In spite of the significance of these advancements in computer animation, Jobs was well aware that successful feature films would require a strong creative spark. He understood that it would be the marriage of technology with creativity that would allow Pixar to rise above most of its competition. To get that, Jobs fostered a campuslike environment within the newly formed outfit similar to the freewheeling, charged atmosphere in the early days of his beloved Apple, where he also returned as acting CEO. “It’s not simply the technology that makes Pixar,” said Dick Cook, president of Walt Disney Studios.3
Even though Jobs has played a crucial supportive role, it is Catmull, now elevated to the position of Pixar’s president, who has been mainly responsible for ensuring that the firm’s technological achievements help to pump up the firm’s creative efforts. He has been the keeper of the company’s unique innovative culture, which has blended Silicon Valley techies, Hollywood production honchos, and artsy animation experts. In the pursuit of Catmull’s vision, this eclectic group has transformed their office cubicles into tiki huts, circus tents, and cardboard castles, with bookshelves that are stuffed with toys and desks that are adorned with colorful iMac computers.
Catmull has also been working hard to build upon this pursuit of creative innovation by creating programs to develop the employees.
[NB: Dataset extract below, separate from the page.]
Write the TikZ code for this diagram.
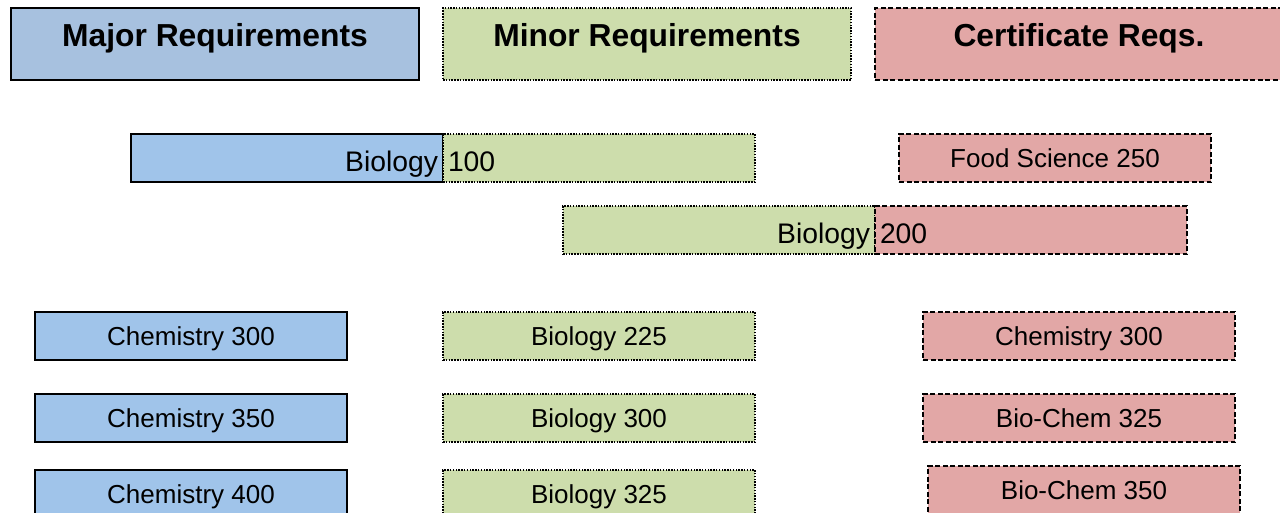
\documentclass[tikz,border=0pt]{standalone}
\usepackage{fontspec}
\setmainfont{Liberation Sans}
\usetikzlibrary{positioning}
\definecolor{headblue}{HTML}{A7C1DF}
\definecolor{majorblue}{HTML}{A0C4EA}
\definecolor{minorgreen}{HTML}{CDDDAC}
\definecolor{certred}{HTML}{E2A7A6}
\newcommand{\majorx}{191}
\newcommand{\minorx}{599}
\newcommand{\certx}{1079}

\tikzset{
  course/.style={minimum width=312pt, inner sep=0pt, outer sep=0pt, line width=1.5pt,
    text height=33pt, text depth=15pt, font=\fontsize{26}{30}\selectfont},
  split/.style={course, text width=302pt, text height=37.5pt, text depth=10.5pt,
    font=\fontsize{28.3}{32}\selectfont},
  headbox/.style={course, minimum width=408pt, text height=38.5pt, text depth=33.5pt,
    font=\bfseries\fontsize{31.8}{36}\selectfont},
  majorbox/.style={draw=black, fill=majorblue},
  minorbox/.style={draw=black, fill=minorgreen, dash pattern=on 1.5pt off 1.3pt},
  certbox/.style={draw=black, fill=certred, dash pattern=on 5pt off 2.5pt},
}

\begin{document}
\begin{tikzpicture}[x=1pt,y=-1pt]

\clip (0,0) rectangle (1280,512);

% headers
\node[headbox, majorbox, fill=headblue] (majorhead) at (215,44) {Major Requirements};
\node[headbox, minorbox] (minorhead) at (647,44) {Minor Requirements};
\node[headbox, certbox] (certhead) at (1079,44) {Certificate Reqs.};

% shared courses
\node[course, split, majorbox, align=right] (bio100a) at (287,158) {Biology};
\node[course, split, minorbox, align=left, anchor=west] (bio100b) at (bio100a.east) {100};
\node[course, certbox] (food250) at (1055,158) {Food Science 250};

\node[course, split, minorbox, align=right] (bio200a) at (719,230) {Biology};
\node[course, split, certbox, align=left, anchor=west] (bio200b) at (bio200a.east) {200};

% major
\node[course, majorbox] (chem300) at (\majorx,336) {Chemistry 300};
\node[course, majorbox] (chem350) at (\majorx,418) {Chemistry 350};
\node[course, majorbox] (chem400) at (\majorx,494) {Chemistry 400};

% minor
\node[course, minorbox] (bio225) at (\minorx,336) {Biology 225};
\node[course, minorbox] (bio300) at (\minorx,418) {Biology 300};
\node[course, minorbox] (bio325) at (\minorx,494) {Biology 325};

% certificate
\node[course, certbox] (certchem300) at (\certx,336) {Chemistry 300};
\node[course, certbox] (biochem325) at (\certx,418) {Bio-Chem 325};
\node[course, certbox] (biochem350) at (1084,490) {Bio-Chem 350};

\end{tikzpicture}
\end{document}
Employees are encouraged to devote up to four hours a week, every week, to further their education at Pixar University. The in-house training program offers 110 different courses that cover subjects such as live improvisation, creative writing, painting, drawing, sculpting, and cinematography. The school’s dean is Randall E. Nelson, a former juggler who has been known to perform his act using chain saws so students in animation classes have something compelling to draw.
It is such an emphasis on the creative use of technology that has kept Pixar on the cutting edge. The firm has turned out ever more lifelike short films, including 1998’s Oscar-winning Geri’s Game, which used a technology called subdivision surfaces. This makes realistic simulation of human skin and clothing possible. “They’re absolute geniuses,” gushed Jules Roman, cofounder and CEO of rival Tippett Studio. “They’re the people who created computer animation really.”4
Becoming Accomplished Storytellers
A considerable part of Pixar’s creative energy goes into story development. Jobs understands that a film works only if its story can move the hearts and minds of families around the world. His goal is to develop Pixar into an animated movie studio that becomes known for the quality of its storytelling above everything else. As he put it, “We want to create some great stories and characters that endure with each generation.”5
For story development, Pixar relies heavily on 43-year-old John Lasseter, who goes by the title of vice president of the creative. Known for his Hawaiian shirts and irrepressible playfulness, Lasseter has been the key to the appeal of all of Pixar’s films. Lasseter gets passionate about developing great stories and then harnessing computers to tell these stories. Most of Pixar’s employees believe it is this passion that has allowed the studio to ensure that each of its films has been a commercial hit. In fact, Lasseter is being regarded as the Walt Disney for the 21st century.